A new survey of recruiters, hiring managers, and college seniors conducted by iCIMS titled “The Class of 2017: Jobs Outlook Report” was released. There was a surprising finding from the survey that revealed one secret skill that you should have.
The survey found that 65% of recruiters and hiring managers say strong written or spoken communication skills are more important in an entry-level job applicant than their college major.
“Strong communicators have a competitive edge,” says Susan Vitale, chief marketing officer for iCIMS Insights.
The report states that approximately 90% of college seniors are confident in their interview skills, but they are tremendously overconfident in their interview skills. More than 60% of recruiters say the interview skills of job applicants leave much to be desired.
HR managers recommend job candidates become much more familiar with the company and the industry.
“Candidates think they’re doing homework, but there’s a difference between rattling off facts that they learned from a company website and crafting narratives around their experience,” Vitale told Forbes. “Today there is more information available about businesses than ever before. It’s not enough to know when the company was founded, who the CEO is and where their headquarters are.”
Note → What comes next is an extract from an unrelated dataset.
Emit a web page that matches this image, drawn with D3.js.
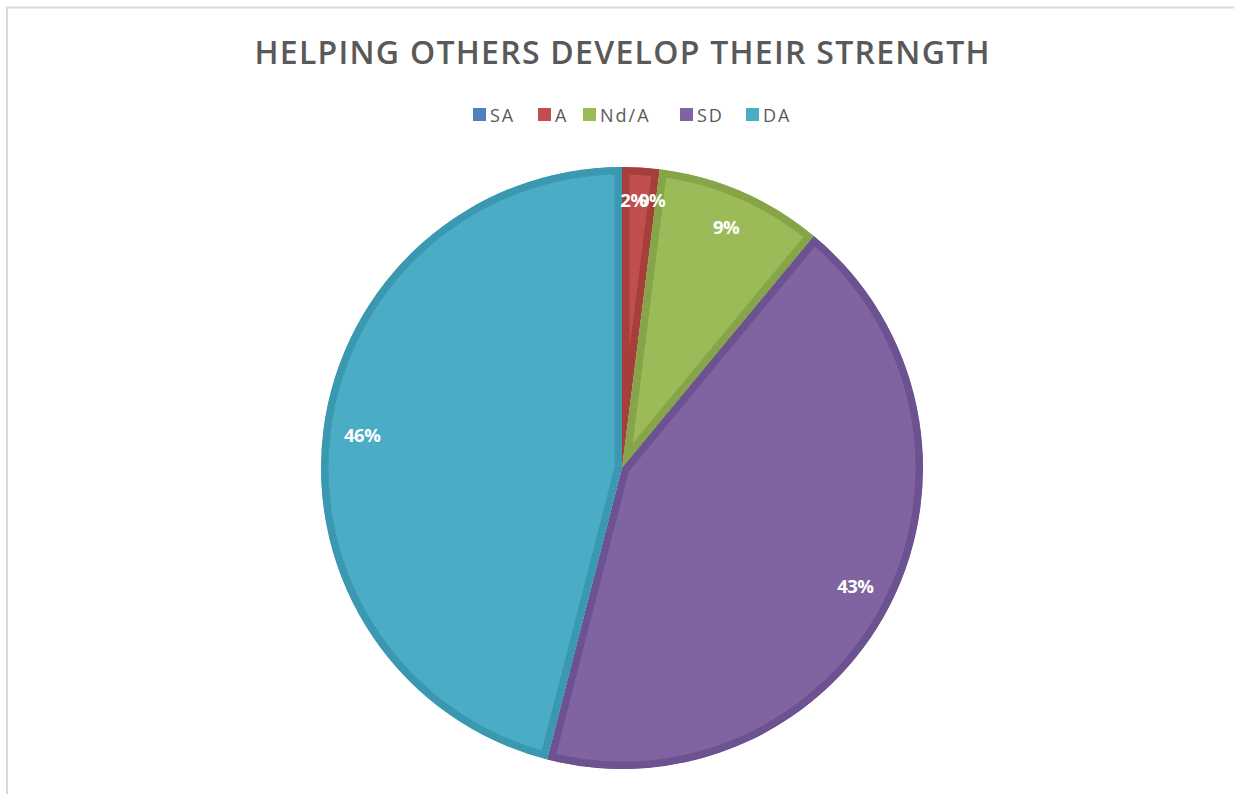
<!DOCTYPE html>
<html>
<head>
<meta charset="utf-8">
<script src="https://cdn.jsdelivr.net/npm/d3@7"></script>
<style>
  html, body { margin: 0; padding: 0; background: #ffffff; }
  svg { display: block; }
</style>
</head>
<body>
<svg id="chart" width="1234" height="794"></svg>
<script>
// ---- data ----
const title = "HELPING OTHERS DEVELOP THEIR STRENGTH";
const categories = ["SA", "A", "Nd/A", "SD", "DA"];
const values = [0, 2, 9, 43, 46];
const labels = ["0%", "2%", "9%", "43%", "46%"];
const fillColors = ["#4F81BD", "#C0504D", "#9BBB59", "#8064A2", "#4BACC6"];
const borderColors = ["#3d6aa0", "#a63f3c", "#86a548", "#6c5290", "#3b98b1"];

// ---- layout ----
const W = 1234, H = 794;
const cx = 622, cy = 468, R = 301;
const svg = d3.select("#chart");

// outer frame
svg.append("rect")
  .attr("x", 7).attr("y", 7.5)
  .attr("width", W + 10).attr("height", H + 10)
  .attr("fill", "none").attr("stroke", "#d9d9d9").attr("stroke-width", 2);

// title
const titleText = svg.append("text")
  .attr("x", cx).attr("y", 64)
  .attr("text-anchor", "middle")
  .attr("font-family", "'Open Sans', sans-serif")
  .attr("font-weight", 600)
  .attr("font-size", 32)
  .attr("fill", "#595959")
  .text(title);
// fit title to reference width (~735px)
(function fit() {
  const target = 735;
  const n = title.length;
  const w = titleText.node().getComputedTextLength();
  const ls = (target - w) / (n - 1);
  titleText.attr("letter-spacing", ls.toFixed(2));
  titleText.attr("x", cx + ls / 2);
})();

// legend
const legendX = [473, 538, 583, 680, 746];
const legend = svg.append("g");
categories.forEach((c, i) => {
  legend.append("rect")
    .attr("x", legendX[i]).attr("y", 108)
    .attr("width", 13).attr("height", 13)
    .attr("fill", fillColors[i]);
  legend.append("text")
    .attr("x", legendX[i] + 17).attr("y", 121.5)
    .attr("font-family", "'Open Sans', sans-serif")
    .attr("font-size", 18)
    .attr("letter-spacing", 2)
    .attr("fill", "#595959")
    .text(c);
});

// pie
const pie = d3.pie().sort(null).value(d => d.v);
const arcs = pie(categories.map((c, i) => ({ c, v: values[i], i })));
const arc = d3.arc().innerRadius(0).outerRadius(R);

const g = svg.append("g").attr("transform", `translate(${cx},${cy})`);
const defs = svg.append("defs");

arcs.forEach((a, k) => {
  const id = "clip" + k;
  defs.append("clipPath").attr("id", id)
    .append("path").attr("d", arc(a));
  g.append("path")
    .attr("d", arc(a))
    .attr("fill", fillColors[a.data.i])
    .attr("stroke", borderColors[a.data.i])
    .attr("stroke-width", a.data.v > 0 ? 15 : 0)
    .attr("stroke-linejoin", "round")
    .attr("clip-path", `url(#${id})`);
});

// data labels
const labelArc = d3.arc().innerRadius(R * 0.87).outerRadius(R * 0.87);
const nudge = { 0: [30, -6], 1: [-5, -6] };
arcs.forEach((a, k) => {
  const [x, y] = labelArc.centroid(a);
  const n = nudge[k] || [0, 0];
  g.append("text")
    .attr("x", x + n[0]).attr("y", y + n[1])
    .attr("dy", "0.35em")
    .attr("text-anchor", "middle")
    .attr("font-family", "'Open Sans', sans-serif")
    .attr("font-weight", 700)
    .attr("font-size", 18.5)
    .attr("letter-spacing", -0.5)
    .attr("fill", "#ffffff")
    .text(labels[k]);
});
</script>
</body>
</html>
Vitale recommends that candidates clearly explain the value they bring to the company, how it will benefit the customer, and help advance the company’s position in the market.
The #1 factor that 76% of recruiters look at more than college major is based work experience.
Here’s the problem that all grads and job seekers need to know. The report finds a wide gap between what recruiters expect from entry-level job candidates and how those college seniors view their own communication skills.
Another protip from recruiters is for job applicants to follow up after the interview is over. The study said 74% of entry-level applicants do not send a thank you note, an email, a phone call, or a hand-written note after the interview. If a candidate doesn’t follow up after the interview, it gives the impression that the applicant doesn’t really care about getting the position.
The top cities college seniors would most like to work in after graduation are New York City (35%), Los Angeles (29%), and San Francisco (23%).
So work on your communication skills if you want to ace that job interview.